====== Recorded data
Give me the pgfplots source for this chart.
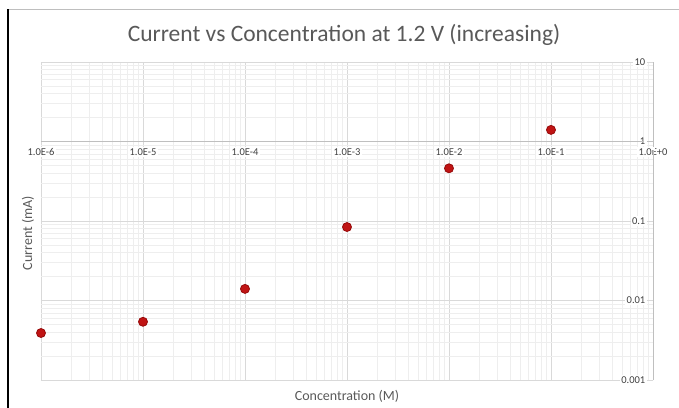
\documentclass[border=0pt]{standalone}
\usepackage{pgfplots}
\pgfplotsset{compat=1.18}
\usepackage{fontspec}
\setmainfont{Carlito}
\definecolor{txt}{RGB}{89,89,89}
\definecolor{tick}{RGB}{64,64,64}
\definecolor{mk}{RGB}{192,20,20}
\definecolor{mkedge}{RGB}{150,10,10}
\begin{document}
\begin{tikzpicture}
\useasboundingbox (0bp,0bp) rectangle (679bp,408bp);
\draw[color={rgb,255:red,190;green,190;blue,190}, line width=0.8bp] (8bp,399bp) -- (679bp,399bp);
\draw[black, line width=1.2bp] (8bp,0bp) -- (8bp,399bp);
\node[text=txt, font=\fontsize{23.5bp}{27bp}\selectfont] at (344bp,373bp) {Current vs Concentration at 1.2 V (increasing)};
\begin{axis}[
  at={(41bp,28bp)}, anchor=south west,
  scale only axis, width=612bp, height=318bp,
  xmode=log, ymode=log,
  xmin=1e-6, xmax=1, ymin=1e-3, ymax=10,
  axis line style={draw=none},
  major tick length=0pt, minor tick length=0pt,
  grid=both,
  major grid style={color={rgb,255:red,217;green,217;blue,217}, line width=0.6bp},
  minor grid style={color={rgb,255:red,238;green,238;blue,238}, line width=0.5bp},
  xtick={1e-6,1e-5,1e-4,1e-3,1e-2,1e-1,1},
  xticklabels={1.0E-6,1.0E-5,1.0E-4,1.0E-3,1.0E-2,1.0E-1,1.0E+0},
  minor xtick={2e-6,3e-6,4e-6,5e-6,6e-6,7e-6,8e-6,9e-6,
               2e-5,3e-5,4e-5,5e-5,6e-5,7e-5,8e-5,9e-5,
               2e-4,3e-4,4e-4,5e-4,6e-4,7e-4,8e-4,9e-4,
               2e-3,3e-3,4e-3,5e-3,6e-3,7e-3,8e-3,9e-3,
               2e-2,3e-2,4e-2,5e-2,6e-2,7e-2,8e-2,9e-2,
               0.2,0.3,0.4,0.5,0.6,0.7,0.8,0.9},
  ytick={1e-3,1e-2,1e-1,1,10},
  yticklabels={0.001,0.01,0.1,1,10},
  minor ytick={2e-3,3e-3,4e-3,5e-3,6e-3,7e-3,8e-3,9e-3,
               2e-2,3e-2,4e-2,5e-2,6e-2,7e-2,8e-2,9e-2,
               0.2,0.3,0.4,0.5,0.6,0.7,0.8,0.9,
               2,3,4,5,6,7,8,9},
  extra x ticks={1}, extra x tick labels={},
  extra x tick style={grid=major, major grid style={color={rgb,255:red,191;green,191;blue,191}, line width=0.8bp}},
  extra y ticks={1}, extra y tick labels={},
  extra y tick style={grid=major, major grid style={color={rgb,255:red,191;green,191;blue,191}, line width=0.8bp}},
  xticklabel style={font=\fontsize{10.5bp}{12bp}\selectfont, text=tick, anchor=north, yshift=233bp, fill=white, inner sep=1.5bp},
  yticklabel pos=right,
  yticklabel style={font=\fontsize{10.5bp}{12bp}\selectfont, text=tick, anchor=east, xshift=-6bp, fill=white, inner sep=1.5bp},
  xlabel={Concentration (M)},
  xlabel style={at={(axis description cs:0.5,0)}, anchor=center, yshift=-16bp, font=\fontsize{14bp}{16bp}\selectfont, text=txt},
  ylabel={Current (mA)},
  ylabel style={at={(axis description cs:0,0.5)}, anchor=center, xshift=-12bp, yshift=13bp, font=\fontsize{14bp}{16bp}\selectfont, text=txt},
  clip=false,
]
\addplot[only marks, mark=*, mark size=4.5bp, mark options={fill=mk, draw=mkedge, line width=0.8bp}]
coordinates {
(1e-6,0.0039)
(1e-5,0.0054)
(1e-4,0.0140)
(1e-3,0.084)
(1e-2,0.46)
(1e-1,1.40)
};
\end{axis}
\end{tikzpicture}
\end{document}
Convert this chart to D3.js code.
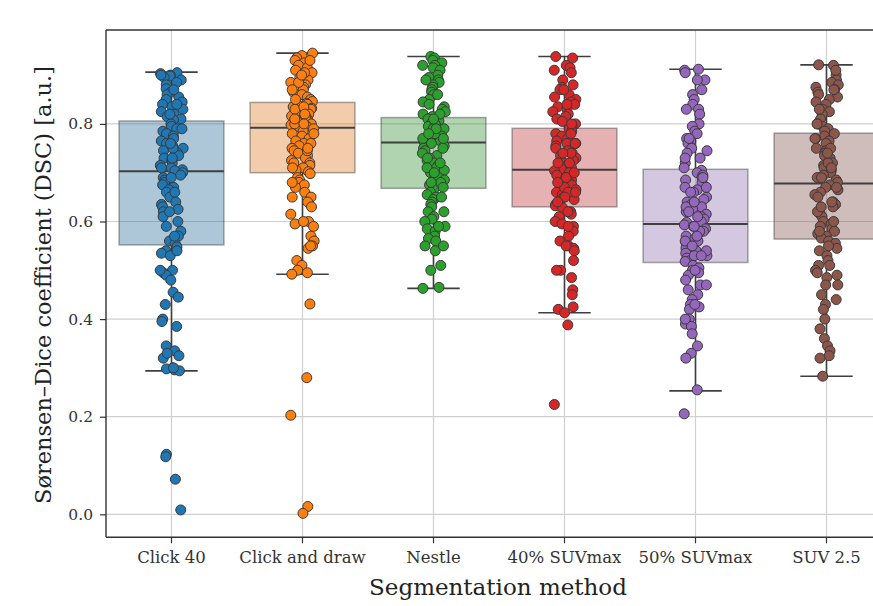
<!DOCTYPE html>
<html>
<head>
<meta charset="utf-8">
<script src="https://cdn.jsdelivr.net/npm/d3@7"></script>
<style>
  html, body { margin: 0; padding: 0; background: #ffffff; }
  svg { display: block; }
</style>
</head>
<body>
<svg id="chart" width="873" height="606"></svg>
<script>
// ---------------- DATA ----------------
const categories = ["Click 40", "Click and draw", "Nestle", "40% SUVmax", "50% SUVmax", "SUV 2.5"];

// box statistics
const q1Values      = [0.552, 0.700, 0.668, 0.630, 0.516, 0.564];
const medianValues  = [0.703, 0.792, 0.762, 0.706, 0.595, 0.678];
const q3Values      = [0.806, 0.844, 0.813, 0.791, 0.707, 0.781];
const whiskerLow    = [0.294, 0.492, 0.463, 0.413, 0.253, 0.283];
const whiskerHigh   = [0.906, 0.945, 0.938, 0.938, 0.912, 0.921];

// individual DSC values (strip points) per method
const click40 = [0.905,0.903,0.900,0.898,0.895,0.890,0.885,0.880,0.872,0.865,0.860,0.855,0.850,0.845,0.840,0.835,0.830,0.825,0.820,0.815,0.810,0.808,
  0.800,0.795,0.790,0.785,0.780,0.775,0.770,0.765,0.760,0.755,0.750,0.745,0.740,0.735,0.730,0.725,0.720,0.715,0.710,0.706,0.704,0.750,
  0.700,0.695,0.690,0.685,0.680,0.675,0.670,0.665,0.660,0.650,0.640,0.635,0.630,0.625,0.620,0.610,0.600,0.590,0.580,0.570,0.560,0.555,
  0.548,0.540,0.535,0.530,0.500,0.495,0.490,0.480,0.455,0.445,0.430,0.400,0.395,0.385,0.345,0.335,0.325,0.320,0.300,0.298,0.296,0.294,
  0.123,0.118,0.072,0.009,
  0.900,0.870,0.840,0.820,0.790,0.760,0.730,0.710,0.690,0.660,0.620,0.570,0.540,0.500,0.330,0.300];
const clickDraw = [0.945,0.940,0.935,0.930,0.925,0.920,0.915,0.910,0.905,0.900,0.895,0.890,0.885,0.880,0.875,0.870,0.865,0.860,0.855,0.850,0.846,0.905,0.885,
  0.842,0.840,0.838,0.835,0.832,0.830,0.826,0.822,0.820,0.816,0.812,0.810,0.806,0.800,0.798,0.795,0.794,0.830,0.815,0.805,0.800,
  0.790,0.785,0.780,0.775,0.770,0.765,0.760,0.755,0.750,0.745,0.740,0.735,0.730,0.725,0.720,0.715,0.710,0.705,0.702,0.760,0.745,
  0.698,0.690,0.685,0.680,0.675,0.670,0.660,0.650,0.640,0.630,0.615,0.600,0.595,0.590,0.570,0.560,0.550,0.545,0.520,0.510,0.500,0.495,0.492,
  0.431,0.280,0.203,0.016,0.002,
  0.930,0.900,0.870,0.850,0.835,0.820,0.810,0.800,0.780,0.750,0.720,0.710,0.680,0.650,0.600,0.550];
const nestle = [0.938,0.935,0.930,0.925,0.920,0.915,0.910,0.900,0.895,0.890,0.885,0.880,0.875,0.870,0.865,0.860,0.850,0.845,0.840,0.835,0.830,0.825,0.820,0.815,
  0.810,0.806,0.800,0.797,0.795,0.790,0.787,0.785,0.780,0.777,0.775,0.770,0.767,0.765,0.763,0.800,0.790,0.780,0.770,
  0.760,0.755,0.750,0.745,0.740,0.735,0.730,0.725,0.720,0.715,0.710,0.705,0.700,0.695,0.690,0.685,0.680,0.675,0.670,0.730,0.710,
  0.665,0.660,0.655,0.650,0.645,0.640,0.635,0.630,0.620,0.610,0.605,0.600,0.590,0.585,0.580,0.570,0.565,0.560,0.550,0.540,0.510,0.500,0.465,0.463,
  0.920,0.890,0.860,0.820,0.810,0.790,0.780,0.770,0.750,0.720,0.700,0.680,0.650,0.620,0.590,0.550];
const suv40 = [0.938,0.935,0.920,0.915,0.905,0.890,0.880,0.875,0.870,0.860,0.855,0.850,0.845,0.840,0.835,0.830,0.825,0.820,0.815,0.810,0.805,0.800,0.795,
  0.790,0.785,0.780,0.775,0.770,0.765,0.760,0.755,0.750,0.745,0.740,0.735,0.730,0.725,0.720,0.715,0.710,0.708,0.760,0.740,0.720,
  0.704,0.700,0.695,0.690,0.685,0.680,0.675,0.670,0.665,0.660,0.655,0.650,0.645,0.640,0.635,0.632,0.690,0.670,0.660,0.650,
  0.628,0.620,0.615,0.610,0.600,0.595,0.590,0.580,0.570,0.560,0.550,0.545,0.540,0.520,0.500,0.485,0.460,0.450,0.425,0.420,0.413,0.388,0.225,
  0.910,0.870,0.840,0.800,0.780,0.760,0.740,0.720,0.700,0.680,0.660,0.640,0.620,0.590,0.550,0.500];
const suv50 = [0.912,0.910,0.905,0.890,0.870,0.860,0.850,0.840,0.830,0.820,0.800,0.795,0.785,0.780,0.770,0.765,0.760,0.750,0.745,0.740,0.730,0.720,0.710,
  0.705,0.700,0.695,0.690,0.685,0.680,0.670,0.665,0.660,0.650,0.645,0.640,0.635,0.630,0.625,0.620,0.615,0.610,0.605,0.600,0.598,0.660,0.630,0.610,
  0.593,0.590,0.585,0.580,0.575,0.570,0.565,0.560,0.555,0.550,0.545,0.540,0.535,0.530,0.525,0.520,0.518,0.580,0.560,0.540,0.530,
  0.510,0.505,0.500,0.495,0.490,0.480,0.470,0.460,0.450,0.440,0.430,0.425,0.420,0.400,0.390,0.385,0.370,0.345,0.330,0.320,0.255,0.206,
  0.890,0.830,0.770,0.730,0.690,0.670,0.640,0.620,0.590,0.570,0.550,0.530,0.500,0.470,0.430,0.400];
const suv25 = [0.921,0.920,0.900,0.890,0.885,0.880,0.875,0.870,0.865,0.860,0.855,0.850,0.845,0.840,0.830,0.825,0.820,0.810,0.800,0.795,0.790,0.785,
  0.780,0.775,0.770,0.765,0.760,0.750,0.745,0.740,0.735,0.730,0.720,0.715,0.710,0.705,0.700,0.695,0.690,0.685,0.680,0.750,0.720,
  0.675,0.670,0.665,0.660,0.655,0.650,0.640,0.635,0.630,0.620,0.615,0.610,0.600,0.595,0.590,0.585,0.580,0.575,0.570,0.566,0.640,0.620,
  0.560,0.555,0.545,0.540,0.530,0.520,0.510,0.500,0.495,0.490,0.485,0.470,0.450,0.430,0.420,0.400,0.380,0.360,0.345,0.335,0.325,0.320,0.283,
  0.910,0.870,0.830,0.800,0.770,0.740,0.710,0.690,0.670,0.630,0.600,0.580,0.550,0.510,0.470,0.440];
const pointSeries = [click40, clickDraw, nestle, suv40, suv50, suv25];

const yTicks = [0.0, 0.2, 0.4, 0.6, 0.8];
const yDomain = [-0.0471, 0.9924];

const pointColors = ["#1f77b4", "#ff7f0e", "#2ca02c", "#d62728", "#9467bd", "#8c564b"];
const boxColors   = ["#3274a1", "#e1812c", "#3a923a", "#c03d3e", "#9372b2", "#845b53"];

// ---------------- LAYOUT ----------------
const svg = d3.select("#chart");
const margin = { left: 106, top: 30 };
const plotW = 786, plotH = 507.3;
const fontFam = "'DejaVu Serif', 'Liberation Serif', serif";

const x = d3.scaleBand().domain(categories).range([margin.left, margin.left + plotW]).paddingInner(0).paddingOuter(0);
const y = d3.scaleLinear().domain(yDomain).range([margin.top + plotH, margin.top]);
const bw = x.bandwidth();
const boxW = bw * 0.8;
const capW = boxW * 0.5;

const g = svg.append("g");

// grid
g.append("g").selectAll("line.hg").data(yTicks).join("line")
  .attr("x1", margin.left).attr("x2", margin.left + plotW)
  .attr("y1", d => y(d)).attr("y2", d => y(d))
  .attr("stroke", "#cfcfcf").attr("stroke-width", 1.2);
g.append("g").selectAll("line.vg").data(categories).join("line")
  .attr("x1", d => x(d) + bw / 2).attr("x2", d => x(d) + bw / 2)
  .attr("y1", margin.top).attr("y2", margin.top + plotH)
  .attr("stroke", "#cfcfcf").attr("stroke-width", 1.2);

// boxes
const boxData = categories.map((c, i) => ({
  c, i, q1: q1Values[i], med: medianValues[i], q3: q3Values[i], lo: whiskerLow[i], hi: whiskerHigh[i]
}));
const bg = g.append("g").selectAll("g").data(boxData).join("g");
bg.append("rect")
  .attr("x", d => x(d.c) + (bw - boxW) / 2)
  .attr("width", boxW)
  .attr("y", d => y(d.q3))
  .attr("height", d => y(d.q1) - y(d.q3))
  .attr("fill", d => boxColors[d.i]).attr("fill-opacity", 0.4)
  .attr("stroke", "#3f3f3f").attr("stroke-opacity", 0.45).attr("stroke-width", 1.5);
// whiskers
bg.append("line")
  .attr("x1", d => x(d.c) + bw / 2).attr("x2", d => x(d.c) + bw / 2)
  .attr("y1", d => y(d.q3)).attr("y2", d => y(d.hi))
  .attr("stroke", "#3f3f3f").attr("stroke-width", 1.6);
bg.append("line")
  .attr("x1", d => x(d.c) + bw / 2).attr("x2", d => x(d.c) + bw / 2)
  .attr("y1", d => y(d.q1)).attr("y2", d => y(d.lo))
  .attr("stroke", "#3f3f3f").attr("stroke-width", 1.6);
// caps
["hi", "lo"].forEach(k => {
  bg.append("line")
    .attr("x1", d => x(d.c) + bw / 2 - capW / 2).attr("x2", d => x(d.c) + bw / 2 + capW / 2)
    .attr("y1", d => y(d[k])).attr("y2", d => y(d[k]))
    .attr("stroke", "#3f3f3f").attr("stroke-width", 1.6);
});
// median
bg.append("line")
  .attr("x1", d => x(d.c) + (bw - boxW) / 2).attr("x2", d => x(d.c) + (bw + boxW) / 2)
  .attr("y1", d => y(d.med)).attr("y2", d => y(d.med))
  .attr("stroke", "#3f3f3f").attr("stroke-width", 2);

// strip points with deterministic jitter
const jitter = d3.randomUniform.source(d3.randomLcg(0.271828))(-0.09, 0.09);
const pts = [];
pointSeries.forEach((arr, i) => arr.forEach(v => pts.push({ i, v, j: jitter() })));
g.append("g").selectAll("circle").data(pts).join("circle")
  .attr("cx", d => x(categories[d.i]) + bw / 2 + d.j * bw)
  .attr("cy", d => y(d.v))
  .attr("r", 5)
  .attr("fill", d => pointColors[d.i])
  .attr("stroke", "#3a3a3a").attr("stroke-width", 1);

// axes
const yAxis = d3.axisLeft(y).tickValues(yTicks).tickFormat(d3.format(".1f")).tickSize(6).tickPadding(7);
const xAxis = d3.axisBottom(x).tickSize(6).tickPadding(8);

const ya = svg.append("g").attr("transform", `translate(${margin.left},0)`).call(yAxis);
const xa = svg.append("g").attr("transform", `translate(0,${margin.top + plotH})`).call(xAxis);
[ya, xa].forEach(a => {
  a.select(".domain").remove();
  a.selectAll(".tick line").attr("stroke", "#333").attr("stroke-width", 1.2);
  a.selectAll(".tick text").attr("fill", "#333").style("font-family", fontFam);
});
ya.selectAll(".tick text").style("font-size", "15.5px");
xa.selectAll(".tick text").style("font-size", "16.5px");

// spines
const spine = svg.append("g").attr("stroke", "#333").attr("stroke-width", 1.4).attr("fill", "none");
spine.append("line").attr("x1", margin.left).attr("x2", margin.left).attr("y1", margin.top).attr("y2", margin.top + plotH);
spine.append("line").attr("x1", margin.left).attr("x2", margin.left + plotW).attr("y1", margin.top + plotH).attr("y2", margin.top + plotH);
spine.append("line").attr("x1", margin.left).attr("x2", margin.left + plotW).attr("y1", margin.top).attr("y2", margin.top);
spine.append("line").attr("x1", margin.left + plotW).attr("x2", margin.left + plotW).attr("y1", margin.top).attr("y2", margin.top + plotH);

// labels
svg.append("text")
  .attr("x", margin.left + plotW / 2 - 1).attr("y", 595)
  .attr("text-anchor", "middle")
  .style("font-family", fontFam).style("font-size", "23px").attr("fill", "#222")
  .text("Segmentation method");
svg.append("text")
  .attr("transform", `translate(51,${285}) rotate(-90)`)
  .attr("text-anchor", "middle")
  .style("font-family", fontFam).style("font-size", "22.5px").attr("fill", "#222")
  .text("Sørensen–Dice coefficient (DSC) [a.u.]");
</script>
</body>
</html>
============
What is needed >> Copy out all lines where the word "this" appears.

Task output >>
Give me the pgfplots source for this chart.
Convert this chart to D3.js code.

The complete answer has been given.